Rows:
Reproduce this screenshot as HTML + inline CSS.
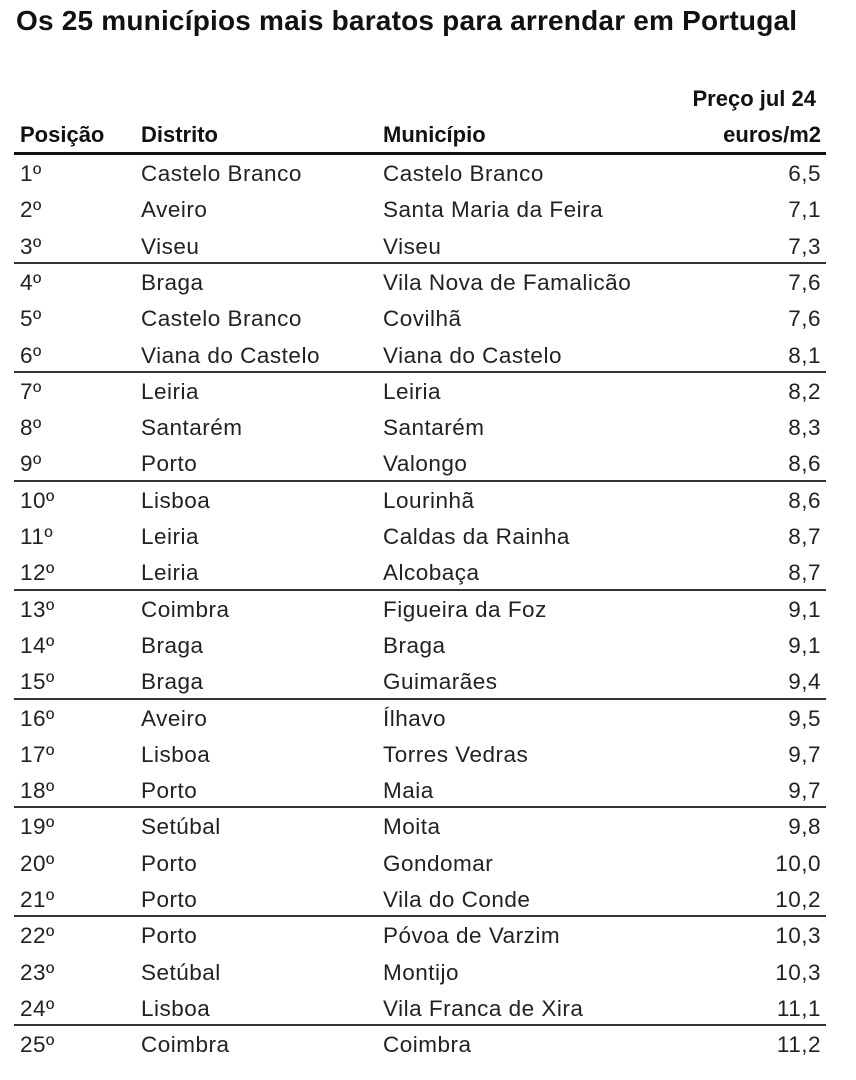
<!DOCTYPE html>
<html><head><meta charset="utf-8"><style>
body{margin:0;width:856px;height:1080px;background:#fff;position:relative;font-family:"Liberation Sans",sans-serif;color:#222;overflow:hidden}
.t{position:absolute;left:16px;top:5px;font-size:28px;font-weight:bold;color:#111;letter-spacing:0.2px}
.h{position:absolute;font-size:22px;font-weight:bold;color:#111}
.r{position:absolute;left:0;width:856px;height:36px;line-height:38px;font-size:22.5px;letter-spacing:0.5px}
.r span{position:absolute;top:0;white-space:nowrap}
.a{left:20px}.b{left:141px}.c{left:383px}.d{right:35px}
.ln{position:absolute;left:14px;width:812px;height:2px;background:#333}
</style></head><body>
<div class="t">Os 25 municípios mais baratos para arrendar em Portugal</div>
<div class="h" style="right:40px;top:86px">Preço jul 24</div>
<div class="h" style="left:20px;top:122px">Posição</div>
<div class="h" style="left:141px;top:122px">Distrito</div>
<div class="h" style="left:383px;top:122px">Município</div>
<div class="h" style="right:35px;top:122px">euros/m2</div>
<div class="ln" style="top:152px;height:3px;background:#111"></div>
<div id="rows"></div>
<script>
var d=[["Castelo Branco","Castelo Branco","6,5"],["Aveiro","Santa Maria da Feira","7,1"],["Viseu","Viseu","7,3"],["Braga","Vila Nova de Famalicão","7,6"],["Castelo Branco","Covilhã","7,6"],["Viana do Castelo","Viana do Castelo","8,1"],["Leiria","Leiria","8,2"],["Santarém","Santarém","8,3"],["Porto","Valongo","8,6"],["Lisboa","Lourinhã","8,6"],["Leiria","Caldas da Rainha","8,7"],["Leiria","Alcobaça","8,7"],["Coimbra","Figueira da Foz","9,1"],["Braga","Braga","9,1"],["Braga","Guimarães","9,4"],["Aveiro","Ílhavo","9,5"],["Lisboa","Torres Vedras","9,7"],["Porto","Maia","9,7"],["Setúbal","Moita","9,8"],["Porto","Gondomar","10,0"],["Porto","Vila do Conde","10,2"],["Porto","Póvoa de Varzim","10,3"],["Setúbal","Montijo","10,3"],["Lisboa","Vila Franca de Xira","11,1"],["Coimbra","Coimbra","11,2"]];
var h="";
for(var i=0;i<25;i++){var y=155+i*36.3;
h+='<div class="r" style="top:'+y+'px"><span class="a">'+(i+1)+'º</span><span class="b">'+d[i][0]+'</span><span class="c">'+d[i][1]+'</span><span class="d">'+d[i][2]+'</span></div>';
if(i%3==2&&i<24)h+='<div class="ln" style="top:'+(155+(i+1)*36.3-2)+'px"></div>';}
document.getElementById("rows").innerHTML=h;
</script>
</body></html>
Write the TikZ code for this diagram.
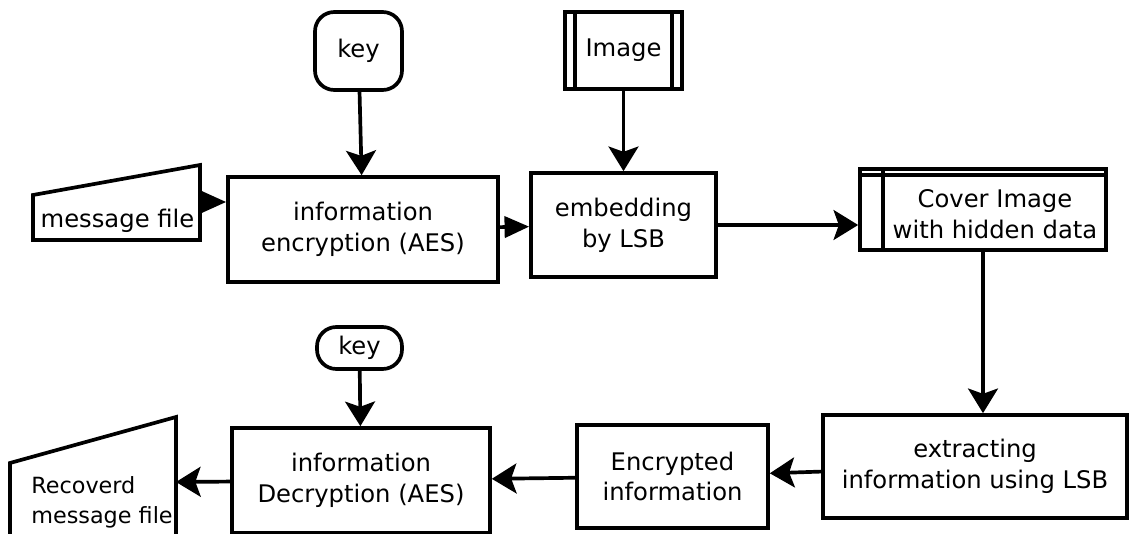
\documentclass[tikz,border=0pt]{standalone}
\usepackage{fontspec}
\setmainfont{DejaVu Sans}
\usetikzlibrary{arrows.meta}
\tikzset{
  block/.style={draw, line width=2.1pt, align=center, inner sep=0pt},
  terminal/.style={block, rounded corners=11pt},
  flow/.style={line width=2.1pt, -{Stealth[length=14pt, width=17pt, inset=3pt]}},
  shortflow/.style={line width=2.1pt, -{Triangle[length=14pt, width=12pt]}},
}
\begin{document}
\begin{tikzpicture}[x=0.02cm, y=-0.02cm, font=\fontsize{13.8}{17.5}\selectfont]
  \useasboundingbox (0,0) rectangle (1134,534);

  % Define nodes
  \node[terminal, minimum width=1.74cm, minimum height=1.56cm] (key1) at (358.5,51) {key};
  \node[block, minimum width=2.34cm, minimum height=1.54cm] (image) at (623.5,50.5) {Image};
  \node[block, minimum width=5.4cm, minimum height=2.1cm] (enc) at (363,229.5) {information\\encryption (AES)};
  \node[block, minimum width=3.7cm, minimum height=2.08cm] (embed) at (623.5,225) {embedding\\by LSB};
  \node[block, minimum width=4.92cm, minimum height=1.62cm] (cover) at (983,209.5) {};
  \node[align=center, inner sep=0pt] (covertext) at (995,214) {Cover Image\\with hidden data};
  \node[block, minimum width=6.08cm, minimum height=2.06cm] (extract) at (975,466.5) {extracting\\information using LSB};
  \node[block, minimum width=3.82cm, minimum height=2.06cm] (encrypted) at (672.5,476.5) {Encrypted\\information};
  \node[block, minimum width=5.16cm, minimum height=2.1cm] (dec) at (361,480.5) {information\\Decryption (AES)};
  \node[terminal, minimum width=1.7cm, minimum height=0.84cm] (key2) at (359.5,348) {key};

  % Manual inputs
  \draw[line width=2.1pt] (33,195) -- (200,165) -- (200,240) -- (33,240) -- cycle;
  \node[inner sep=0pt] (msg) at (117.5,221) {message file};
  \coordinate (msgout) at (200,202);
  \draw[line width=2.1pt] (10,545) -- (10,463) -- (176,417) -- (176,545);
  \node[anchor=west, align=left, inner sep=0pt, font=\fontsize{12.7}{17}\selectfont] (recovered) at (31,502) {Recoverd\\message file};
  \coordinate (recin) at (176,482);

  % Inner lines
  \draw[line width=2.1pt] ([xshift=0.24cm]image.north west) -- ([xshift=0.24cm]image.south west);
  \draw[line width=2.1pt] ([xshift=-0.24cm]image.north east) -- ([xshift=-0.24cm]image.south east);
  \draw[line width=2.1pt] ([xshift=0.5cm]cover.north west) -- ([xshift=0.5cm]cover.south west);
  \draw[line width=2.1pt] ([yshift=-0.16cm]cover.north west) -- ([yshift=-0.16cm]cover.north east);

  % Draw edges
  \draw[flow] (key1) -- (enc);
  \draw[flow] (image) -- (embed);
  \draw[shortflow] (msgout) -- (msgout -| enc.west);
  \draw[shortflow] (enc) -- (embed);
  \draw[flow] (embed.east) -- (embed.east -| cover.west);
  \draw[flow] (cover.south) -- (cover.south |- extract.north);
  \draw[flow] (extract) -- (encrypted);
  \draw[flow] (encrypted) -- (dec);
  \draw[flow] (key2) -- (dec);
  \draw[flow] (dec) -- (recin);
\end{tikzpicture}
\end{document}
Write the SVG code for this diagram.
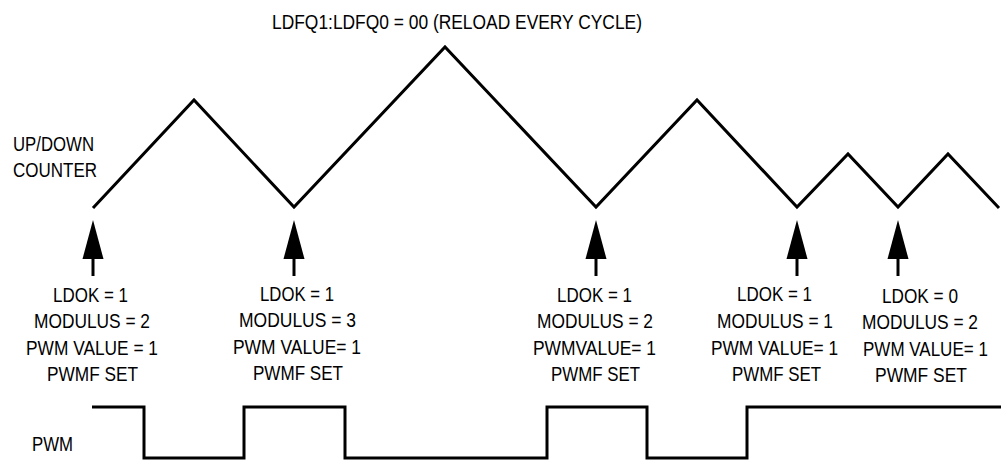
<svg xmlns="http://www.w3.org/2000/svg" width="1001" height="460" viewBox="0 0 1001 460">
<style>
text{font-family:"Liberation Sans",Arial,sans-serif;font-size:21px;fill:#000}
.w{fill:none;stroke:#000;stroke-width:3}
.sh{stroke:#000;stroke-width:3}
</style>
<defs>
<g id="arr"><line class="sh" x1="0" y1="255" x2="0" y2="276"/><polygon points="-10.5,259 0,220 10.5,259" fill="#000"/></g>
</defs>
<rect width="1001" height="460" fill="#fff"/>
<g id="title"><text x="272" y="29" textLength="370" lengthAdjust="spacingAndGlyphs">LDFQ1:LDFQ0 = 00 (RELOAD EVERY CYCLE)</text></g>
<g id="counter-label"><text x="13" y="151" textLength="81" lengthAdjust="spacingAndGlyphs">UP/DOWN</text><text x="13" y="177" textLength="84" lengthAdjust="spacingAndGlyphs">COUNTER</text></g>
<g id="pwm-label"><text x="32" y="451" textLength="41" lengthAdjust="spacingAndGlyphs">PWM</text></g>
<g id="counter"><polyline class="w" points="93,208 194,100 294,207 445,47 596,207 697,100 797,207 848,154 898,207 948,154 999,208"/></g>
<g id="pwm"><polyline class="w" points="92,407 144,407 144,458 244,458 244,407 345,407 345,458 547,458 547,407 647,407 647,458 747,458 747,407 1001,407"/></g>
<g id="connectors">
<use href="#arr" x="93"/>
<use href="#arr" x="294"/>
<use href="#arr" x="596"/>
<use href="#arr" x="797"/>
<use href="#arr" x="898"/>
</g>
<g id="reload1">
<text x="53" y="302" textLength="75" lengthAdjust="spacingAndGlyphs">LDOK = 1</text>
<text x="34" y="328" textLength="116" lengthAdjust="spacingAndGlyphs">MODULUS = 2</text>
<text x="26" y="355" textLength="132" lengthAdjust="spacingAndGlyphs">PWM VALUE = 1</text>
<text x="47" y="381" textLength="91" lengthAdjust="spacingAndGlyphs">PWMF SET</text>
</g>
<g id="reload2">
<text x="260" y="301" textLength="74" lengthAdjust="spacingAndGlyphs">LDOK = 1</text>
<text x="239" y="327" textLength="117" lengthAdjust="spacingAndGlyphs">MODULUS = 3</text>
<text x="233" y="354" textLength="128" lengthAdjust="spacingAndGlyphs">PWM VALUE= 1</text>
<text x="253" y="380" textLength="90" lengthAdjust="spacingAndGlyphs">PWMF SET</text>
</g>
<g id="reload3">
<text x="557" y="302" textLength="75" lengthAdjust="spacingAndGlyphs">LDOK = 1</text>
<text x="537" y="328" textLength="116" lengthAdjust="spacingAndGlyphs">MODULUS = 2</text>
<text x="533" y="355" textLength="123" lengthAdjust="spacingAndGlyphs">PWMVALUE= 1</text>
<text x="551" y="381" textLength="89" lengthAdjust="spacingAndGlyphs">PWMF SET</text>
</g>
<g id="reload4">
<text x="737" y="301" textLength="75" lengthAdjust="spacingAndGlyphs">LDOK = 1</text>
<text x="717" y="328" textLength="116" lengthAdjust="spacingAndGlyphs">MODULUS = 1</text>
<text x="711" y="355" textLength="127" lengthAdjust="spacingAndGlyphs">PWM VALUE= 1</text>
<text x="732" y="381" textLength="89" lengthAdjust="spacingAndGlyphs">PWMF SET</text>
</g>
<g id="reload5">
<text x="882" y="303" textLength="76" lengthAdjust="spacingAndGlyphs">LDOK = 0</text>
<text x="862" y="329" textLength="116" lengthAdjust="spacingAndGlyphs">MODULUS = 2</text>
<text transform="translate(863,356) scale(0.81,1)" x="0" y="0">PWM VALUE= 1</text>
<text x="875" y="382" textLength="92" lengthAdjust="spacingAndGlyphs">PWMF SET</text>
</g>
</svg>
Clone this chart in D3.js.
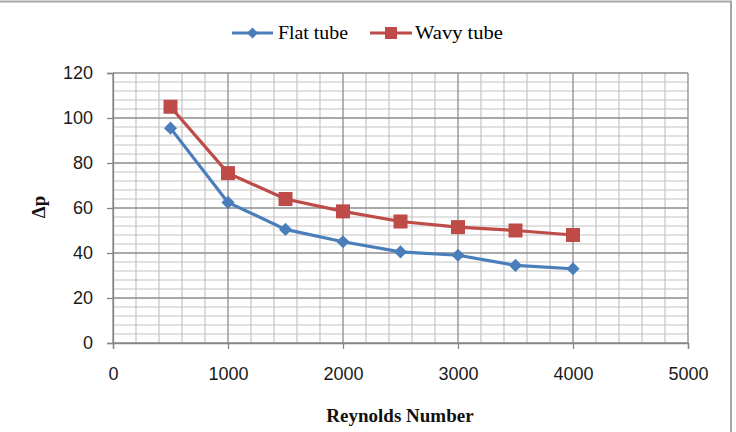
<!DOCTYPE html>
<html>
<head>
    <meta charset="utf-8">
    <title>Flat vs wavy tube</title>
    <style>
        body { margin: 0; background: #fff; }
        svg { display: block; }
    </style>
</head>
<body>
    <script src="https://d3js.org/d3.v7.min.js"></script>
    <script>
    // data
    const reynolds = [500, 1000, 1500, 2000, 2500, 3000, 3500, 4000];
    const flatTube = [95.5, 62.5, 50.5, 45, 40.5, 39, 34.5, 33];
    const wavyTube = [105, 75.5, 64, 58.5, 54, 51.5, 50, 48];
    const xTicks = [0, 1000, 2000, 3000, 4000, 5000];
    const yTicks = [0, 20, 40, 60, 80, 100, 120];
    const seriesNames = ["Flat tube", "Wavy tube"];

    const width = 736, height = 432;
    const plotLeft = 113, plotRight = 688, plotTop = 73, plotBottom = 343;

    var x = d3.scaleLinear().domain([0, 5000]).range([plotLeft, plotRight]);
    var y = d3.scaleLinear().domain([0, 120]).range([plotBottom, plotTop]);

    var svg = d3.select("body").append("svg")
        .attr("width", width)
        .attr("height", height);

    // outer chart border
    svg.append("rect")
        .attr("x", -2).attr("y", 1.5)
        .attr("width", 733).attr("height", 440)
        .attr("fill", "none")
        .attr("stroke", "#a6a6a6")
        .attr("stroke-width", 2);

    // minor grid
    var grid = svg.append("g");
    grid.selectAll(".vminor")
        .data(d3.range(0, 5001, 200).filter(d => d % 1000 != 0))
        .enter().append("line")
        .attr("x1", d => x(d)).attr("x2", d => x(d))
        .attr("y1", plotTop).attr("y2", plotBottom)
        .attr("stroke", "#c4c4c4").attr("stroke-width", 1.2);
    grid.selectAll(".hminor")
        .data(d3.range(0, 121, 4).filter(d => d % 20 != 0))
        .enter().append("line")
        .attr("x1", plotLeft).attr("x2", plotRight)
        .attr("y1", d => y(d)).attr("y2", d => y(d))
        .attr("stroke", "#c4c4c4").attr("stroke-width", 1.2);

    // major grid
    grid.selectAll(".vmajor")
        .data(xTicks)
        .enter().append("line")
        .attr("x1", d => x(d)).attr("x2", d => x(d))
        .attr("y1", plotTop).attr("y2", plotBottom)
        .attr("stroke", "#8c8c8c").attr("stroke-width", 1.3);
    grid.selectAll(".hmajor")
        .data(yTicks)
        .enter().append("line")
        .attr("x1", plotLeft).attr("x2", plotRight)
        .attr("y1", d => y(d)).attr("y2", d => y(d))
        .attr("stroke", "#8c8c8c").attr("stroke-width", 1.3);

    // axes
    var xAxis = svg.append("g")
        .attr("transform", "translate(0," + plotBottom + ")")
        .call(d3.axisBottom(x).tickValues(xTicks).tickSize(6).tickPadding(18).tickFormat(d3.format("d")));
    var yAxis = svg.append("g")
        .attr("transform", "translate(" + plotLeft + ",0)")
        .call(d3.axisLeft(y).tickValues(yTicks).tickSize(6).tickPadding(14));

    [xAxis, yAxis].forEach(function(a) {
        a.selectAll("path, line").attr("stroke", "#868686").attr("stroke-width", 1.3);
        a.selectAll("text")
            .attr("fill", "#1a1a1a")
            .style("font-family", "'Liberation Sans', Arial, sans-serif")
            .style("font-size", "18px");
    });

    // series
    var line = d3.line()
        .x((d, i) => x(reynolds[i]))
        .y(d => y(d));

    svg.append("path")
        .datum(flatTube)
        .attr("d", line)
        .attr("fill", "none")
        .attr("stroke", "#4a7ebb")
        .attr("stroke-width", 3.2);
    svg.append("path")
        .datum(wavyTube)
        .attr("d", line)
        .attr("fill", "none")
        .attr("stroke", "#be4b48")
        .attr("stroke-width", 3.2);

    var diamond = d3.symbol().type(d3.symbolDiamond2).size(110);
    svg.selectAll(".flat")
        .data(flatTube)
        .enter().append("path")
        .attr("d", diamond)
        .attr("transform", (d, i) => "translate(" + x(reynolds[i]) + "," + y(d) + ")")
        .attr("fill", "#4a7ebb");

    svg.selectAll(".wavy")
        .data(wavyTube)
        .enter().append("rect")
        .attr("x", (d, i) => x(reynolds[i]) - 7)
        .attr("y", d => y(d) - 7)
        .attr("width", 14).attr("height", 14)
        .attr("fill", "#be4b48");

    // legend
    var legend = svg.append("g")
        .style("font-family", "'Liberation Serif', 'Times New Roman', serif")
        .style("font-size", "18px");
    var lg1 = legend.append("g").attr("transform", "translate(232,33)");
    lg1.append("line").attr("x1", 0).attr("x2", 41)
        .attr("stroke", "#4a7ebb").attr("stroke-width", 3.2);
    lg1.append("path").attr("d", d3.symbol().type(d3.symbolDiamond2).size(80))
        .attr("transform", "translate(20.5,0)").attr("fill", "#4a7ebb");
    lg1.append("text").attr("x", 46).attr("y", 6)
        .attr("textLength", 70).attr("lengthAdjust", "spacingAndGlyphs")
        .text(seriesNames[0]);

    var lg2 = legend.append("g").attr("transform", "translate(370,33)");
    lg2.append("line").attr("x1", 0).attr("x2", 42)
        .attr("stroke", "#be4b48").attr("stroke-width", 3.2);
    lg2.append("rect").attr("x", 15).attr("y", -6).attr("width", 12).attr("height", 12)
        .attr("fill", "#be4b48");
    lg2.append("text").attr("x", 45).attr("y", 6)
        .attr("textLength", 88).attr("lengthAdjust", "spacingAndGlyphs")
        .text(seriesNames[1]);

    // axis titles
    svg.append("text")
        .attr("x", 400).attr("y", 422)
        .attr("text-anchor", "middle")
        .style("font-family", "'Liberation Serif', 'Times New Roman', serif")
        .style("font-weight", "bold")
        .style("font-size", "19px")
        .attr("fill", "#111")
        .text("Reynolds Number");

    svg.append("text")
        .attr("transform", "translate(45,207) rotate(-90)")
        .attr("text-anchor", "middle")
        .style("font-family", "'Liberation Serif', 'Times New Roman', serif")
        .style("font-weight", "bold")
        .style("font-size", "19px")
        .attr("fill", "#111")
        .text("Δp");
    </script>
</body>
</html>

Instruction: Search the lines for "code". Copy each line that has it.

The output:
Write the TikZ code for this diagram.
Write the SVG code for this diagram.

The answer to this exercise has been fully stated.